Ao retirar os seios para proteger-se do risco de um câncer
hereditário, Angelina Jolie mostrou coragem. Ao transformar seu gesto em
exemplo, pode induzir outras mulheres à decisão errada.
Angelina Jolie não é uma mulher de meios-termos. Nunca foi.
Na adolescência, pintava os cabelos de roxo, colecionava facas e gostava de se
cortar. Nessa época, as tatuagens começaram a se espalhar por seu corpo. Em
1996, aos 21 anos, casou-se com o ator britânico Jonny Lee Miller usando uma
camiseta branca, em que o nome de Miller estava escrito com o sangue dela. Não
deu certo. Em seu segundo casamento, com o também ator Billy Bob Thornton,
usava um frasco com o sangue dele pendurado no pesçoco. Não funcionou. O
sucesso no cinema, que deslumbra e entorpece as personalidades, não teve esse
efeito nela. Angelina continuou Angelina – e algo mais. Rompeu publicamente com
o pai, o ator Jon Voight, que disse que ela tinha “problemas mentais”, e
envolveu-se com trabalho humanitário na África e no Paquistão. Terminou
embaixadora das Nações Unidas. Ao mesmo tempo, adotou três crianças de três
países diferentes – Camboja, Vietnã e Etiópia – e teve outras três com o ator
Brad Pitt, seu atual marido, provavelmente o homem mais desejado do mundo.
Linda e famosa, também provavelmente a mulher mais desejada do mundo, Angelina
transformou sua vida num manifesto – foi eleita pela revista Forbes em 2009
como a celebridade mais poderosa do mundo. Em 20 anos de vida pública,
conseguiu, nas palavras imortais de Steve Jobs, deixar uma marca no Universo.
Na semana passada, Angelina foi além. Num artigo escrito
para o jornal americano The New York Times, revelou ter se submetido há alguns
meses a uma cirurgia conhecida tecnicamente como mastectomia preventiva dupla.
Por trás do nome complicado, havia uma revelação desconcertante: o maior
símbolo sexual do planeta escolhera tirar os seios perfeitos para diminuir suas
chances de desenvolver câncer de mama.
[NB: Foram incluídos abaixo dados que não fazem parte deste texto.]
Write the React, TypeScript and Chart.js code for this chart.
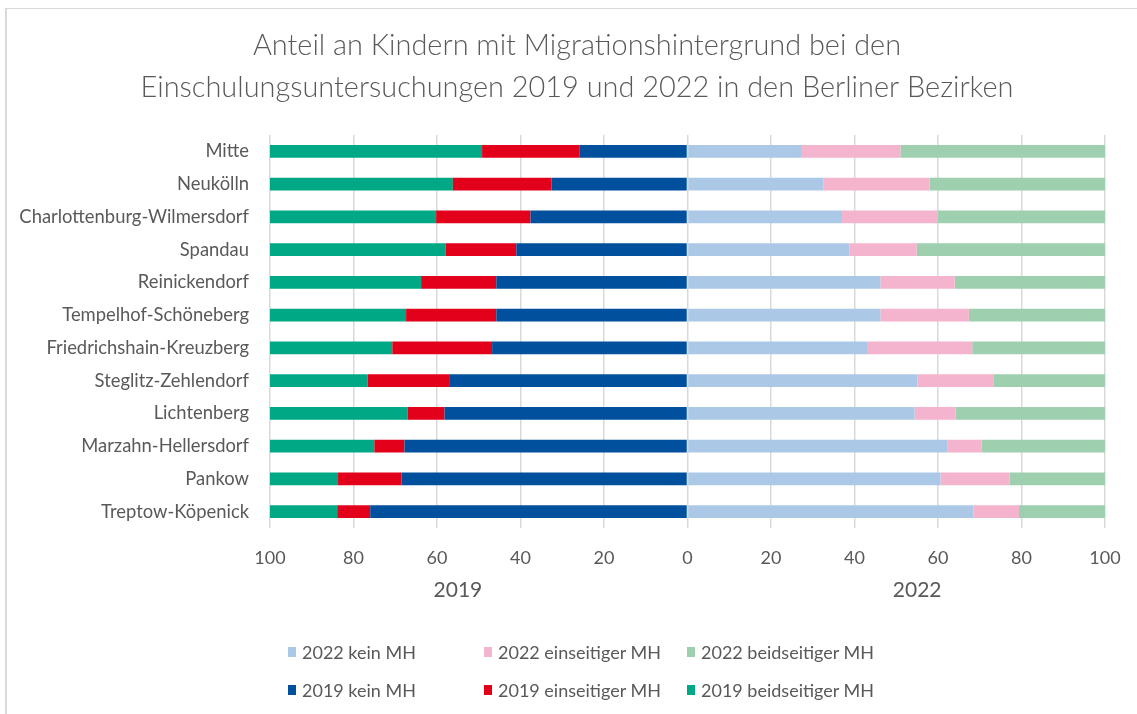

Aos 37 anos. “Posso dizer aos meus
filhos que eles não precisam temer me perder para a doença”, escreveu. Anunciar
publicamente sua luta contra o risco de câncer – na tentativa de influenciar as
decisões de outras pessoas sobre sua própria saúde – é seu gesto mais
pretensioso. E controverso. “Quero encorajar cada mulher, especialmente as com
casos de câncer de mama e ovário na família, a procurar informações e
especialistas que possam ajudar a tomar decisões.”
Famosa como é, Angelina poderia ter simplesmente deixado que
o mundo soubesse o que ela fez. Sua decisão, mesmo silenciosa, teria uma
influência tremenda sobre outras mulheres. Ao agir como agiu, ao vocalizar sua
escolha, se transformou, ainda que involuntariamente, em garota-propaganda de
uma forma radical de medicina preventiva que não serve para todo mundo. Em
poucas horas, seu texto varreu o mundo, dominou as redes sociais e fez as
mulheres perguntar a seus médicos se elas também corriam risco. Elas foram
atrás de informações, algo saudável. Mas um número elevado se alarmou
perigosamente. A decisão de Angelina pode fazer todo o sentido do ponto de
vista pessoal. Ao ser anunciada como fórmula de sobrevivência num alto-falante
global, pode surtir efeitos perversos. No Brasil, o “efeito Angelina” fez com
que o ministro da Saúde, Alexandre Padilha, viesse a público pedir cautela. “Já
surgiram vários estudos que mostraram um número grande de mastectomias
realizadas em pacientes em que depois se afastou o risco”, disse.